As sympathizers, including dignitaries from all parts of Nigeria, besieged Ikenne with others sending condolence messages, the family prepared to bid farewell to the effervescent evangelist. Early in the morning of Wednesday, April 17, led by his only younger sibling, Dr. Tokunbo Awolowo Dosumu, we drove to the Presidential Wing of the Lagos Airport where we received the body of Awolowo’s heir. The MD/EIC of Tribune, Edward Dickson, the paper’s former MD/EIC, Segun Olatunji, and the editors of the three titles on the company stable, Debo Abdulai (Nigerian Tribune), Sina Oladeinde (Sunday Tribune) and Lasisi Olagunju (Saturday Tribune) and others came along. We were later joined by Wole Awolowo’s good friend, Chief Ebenezer Babatope, with whom he had shared “escapades” as young men. Such escapades and his capacity to run risks earned him the sobriquet, Unbreakable. As his deceased older brother’s friend, Bisi Lawrence, explains it, “(Wole’s) disposition was encapsulated in his nickname – Unbreakable. It was the name of a ball, the size of a tennis ball, which young boys enjoyed kicking around. Old tennis balls earlier served that purpose, but they soon burst with so much kicking around. But “unbreakable” was solid through and through, filled with layers of tightly wound rubber straps which made it virtually impossible to burst, while at the same time giving it a chunky appearance and a healthy bounce to boot. That was Wole in his youth, daring vehicles on his bicycle across Oke-Bola roads in Ibadan – impossible to repress, Impossible to resent, Impossible to ignore…”
As we waited in the lounge of the presidential wing of the airport, President Olusegun Obasanjo came in. We all greeted him. He was travelling out of Nigeria and was there for his early morning flight on a private jet. He greeted Awolowo Dosumu and asked after the bereaved mother.
When the corpse was eventually flown in, a long convey drove from the airport to the State House of Assembly where a special session in the deceased honour was held.
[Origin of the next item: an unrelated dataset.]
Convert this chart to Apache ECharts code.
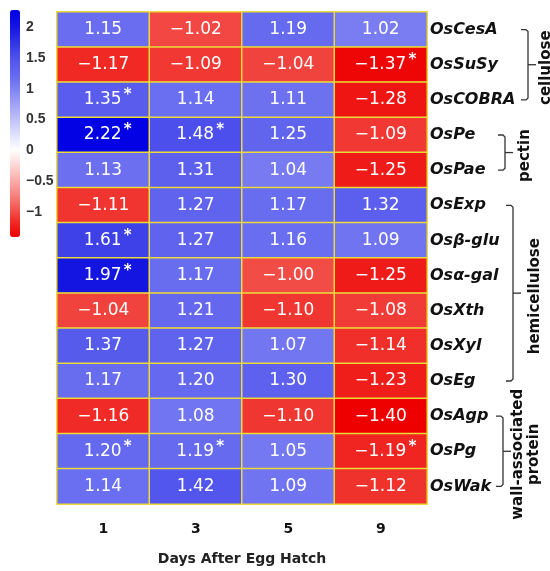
<!DOCTYPE html>
<html>
<head>
<meta charset="utf-8">
<script src="https://cdn.jsdelivr.net/npm/echarts@6/dist/echarts.min.js"></script>
<style>
html,body{margin:0;padding:0;background:#fff;}
#chart{width:550px;height:571px;}
</style>
</head>
<body>
<div id="chart"></div>
<script>
// ---- data ----
const genes = ['OsCesA','OsSuSy','OsCOBRA','OsPe','OsPae','OsExp','Osβ-glu','Osα-gal','OsXth','OsXyl','OsEg','OsAgp','OsPg','OsWak'];
const days = ['1','3','5','9'];
const day1 = [1.15,-1.17,1.35,2.22,1.13,-1.11,1.61,1.97,-1.04,1.37,1.17,-1.16,1.20,1.14];
const day3 = [-1.02,-1.09,1.14,1.48,1.31,1.27,1.27,1.17,1.21,1.27,1.20,1.08,1.19,1.42];
const day5 = [1.19,-1.04,1.11,1.25,1.04,1.17,1.16,-1.00,-1.10,1.07,1.30,-1.10,1.05,1.09];
const day9 = [1.02,-1.37,-1.28,-1.09,-1.25,1.32,1.09,-1.25,-1.08,-1.14,-1.23,-1.40,-1.19,-1.12];
const sig1 = [0,0,1,1,0,0,1,1,0,0,0,0,1,0];
const sig3 = [0,0,0,1,0,0,0,0,0,0,0,0,1,0];
const sig5 = [0,0,0,0,0,0,0,0,0,0,0,0,0,0];
const sig9 = [0,1,0,0,0,0,0,0,0,0,0,0,1,0];
const colorbarTicks = [-1,-0.5,0,0.5,1,1.5,2];
const groups = [
  {label:['cellulose'], from:0, to:2},
  {label:['pectin'], from:3, to:4},
  {label:['hemicellulose'], from:5, to:10},
  {label:['wall-associated','protein'], from:11, to:13}
];

const cols = [day1, day3, day5, day9];
const sigs = [sig1, sig3, sig5, sig9];
const data = [];
cols.forEach((arr, ci) => {
  arr.forEach((v, ri) => data.push([ci, ri, v, sigs[ci][ri]]));
});

const fmt = v => v.toFixed(2).replace('-', '\u2212');

const chart = echarts.init(document.getElementById('chart'));
const option = {
  animation: false,
  backgroundColor: '#ffffff',
  grid: [
    {left: 57, right: 123, top: 12, bottom: 62},
    {left: 10, width: 10, top: 27, height: 185}
  ],
  xAxis: [
    {type:'category', data: days, gridIndex:0, position:'bottom',
     axisLine:{show:false}, axisTick:{show:false}, splitLine:{show:false},
     axisLabel:{margin:18, fontFamily:'DejaVu Sans', fontWeight:'bold', fontSize:14, color:'#111'},
     name:'Days After Egg Hatch', nameLocation:'middle', nameGap:48,
     nameTextStyle:{fontFamily:'DejaVu Sans', fontWeight:'bold', fontSize:14, color:'#222'}},
    {type:'value', gridIndex:1, show:false}
  ],
  yAxis: [
    {type:'category', data: genes, gridIndex:0, inverse:true, position:'right',
     axisLine:{show:false}, axisTick:{show:false}, splitLine:{show:false},
     axisLabel:{margin:3, fontFamily:'DejaVu Sans', fontWeight:'bold', fontStyle:'italic', fontSize:16, color:'#111'}},
    {type:'value', gridIndex:1, position:'right', min:-1, max:2, interval:0.5,
     axisLine:{show:false}, axisTick:{show:false}, splitLine:{show:false},
     axisLabel:{margin:6, fontFamily:'Liberation Sans', fontWeight:'bold', fontSize:14, color:'#333',
       formatter: v => colorbarTicks.includes(v) ? String(v).replace('-', '\u2212') : ''}}
  ],
  visualMap: {
    type:'continuous', seriesIndex:0, dimension:2, min:-1.4, max:2.24,
    orient:'vertical', left:10, top:10, itemWidth:10, itemHeight:227, padding:0,
    calculable:false, hoverLink:false, show:true,
    inRange:{color:['#ee0000','#f0322d','#f56e69','#faa09e','#fdd2d0','#ffffff',
                    '#dadbfb','#b5b7f8','#9194f4','#6c70f0','#5558ec','#3739e7','#1616e2','#0000e4']}
  },
  series: [{
    type:'heatmap', xAxisIndex:0, yAxisIndex:0, data: data,
    itemStyle:{borderColor:'#ecd93a', borderWidth:1.5},
    label:{show:true, color:'#ffffff', fontFamily:'DejaVu Sans', fontSize:17,
      formatter: p => p.data[3] ? '{p|}{v|' + fmt(p.data[2]) + '}{s|*}' : '{v|' + fmt(p.data[2]) + '}',
      rich:{
        v:{color:'#fff', fontFamily:'DejaVu Sans', fontSize:17},
        p:{width:10},
        s:{width:10, color:'#fff', fontFamily:'DejaVu Sans', fontWeight:'bold', fontSize:15, padding:[0,0,9,1]}
      }},
    emphasis:{disabled:true}
  }]
};
chart.setOption(option);

// brackets and group labels
const bx = [528, 505, 513, 503];
const lx = [[546], [525], [535], [518, 534]];
const gfx = [];
groups.forEach((g, i) => {
  const yTop = chart.convertToPixel({yAxisIndex:0}, genes[g.from]);
  const yBot = chart.convertToPixel({yAxisIndex:0}, genes[g.to]);
  const yMid = (yTop + yBot) / 2;
  const x1 = bx[i];
  gfx.push({type:'polyline', silent:true,
    shape:{points:[[x1-7,yTop],[x1-2,yTop],[x1,yTop+2],[x1,yBot-2],[x1-2,yBot],[x1-7,yBot]]},
    style:{stroke:'#333', lineWidth:1.3, fill:null}});
  gfx.push({type:'line', silent:true,
    shape:{x1:x1, y1:yMid, x2:x1+8, y2:yMid}, style:{stroke:'#333', lineWidth:1.3}});
  g.label.forEach((t, j) => {
    gfx.push({type:'text', silent:true, x:lx[i][j], y:yMid + 3, rotation:Math.PI/2,
      style:{text:t, fontFamily:'DejaVu Sans', fontWeight:'bold', fontSize:15, fill:'#111',
             align:'center', verticalAlign:'middle'}});
  });
});
chart.setOption({graphic: gfx});
</script>
</body>
</html>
It was a rare honour reserved for only serving or former Governors of the state and Speakers of the State Assembly. Wole Awolowo had only been a member of Assembly representing Apapa constituency in the second republic. But, as the members attested, it was an honour he deserved because of the unsurpassed contributions of his father to Nigeria.
The next morning, we drove to Ibadan for a farewell service at the premises of the Nigerian Tribune in Imalefalafia, where many old and current staff of Tribune converged to reminisce on old times in the newspaper. Later that evening, the body was taken to Ikenne to preparation for the burial service the next morning.
On Friday, April, 19, HID’s only surviving son was given a burial fit for the prince of the Awolowo dynasty. Tears flowed freely among his ten children who bid him final farewell as the silver-coloured casket bearing their father’s remains was lowered into the grave. Yejide,Omolola, Babajide, Olayinka, Oluwabukola, Obafemi, Olufunlayo, Olukunle, Oluwagbenga and Oluwaseyi took turns to say goodbye to ”Unbreakable”.
“Mama was completely devastated”, HID’s eldest daughter, Mrs. Tola Oyediran, discloses. “She doesn’t like to talk about the loss of her children. Each time we mention them, she says ‘well, God knows best”. I have a feeling that inside her, she is still going through a lot of grief. But she was brought up never to show stress… never to show anxiety. I think it is part of (the upbringing of) royalty, if I may put it that way. So, she will rather just put up a courageous front as a princess and Christian…. She once said in her journey, she has lost three out of five…. I believe that when she sees Christ, when she gets home that might be part of the questions she has to ask Good…”.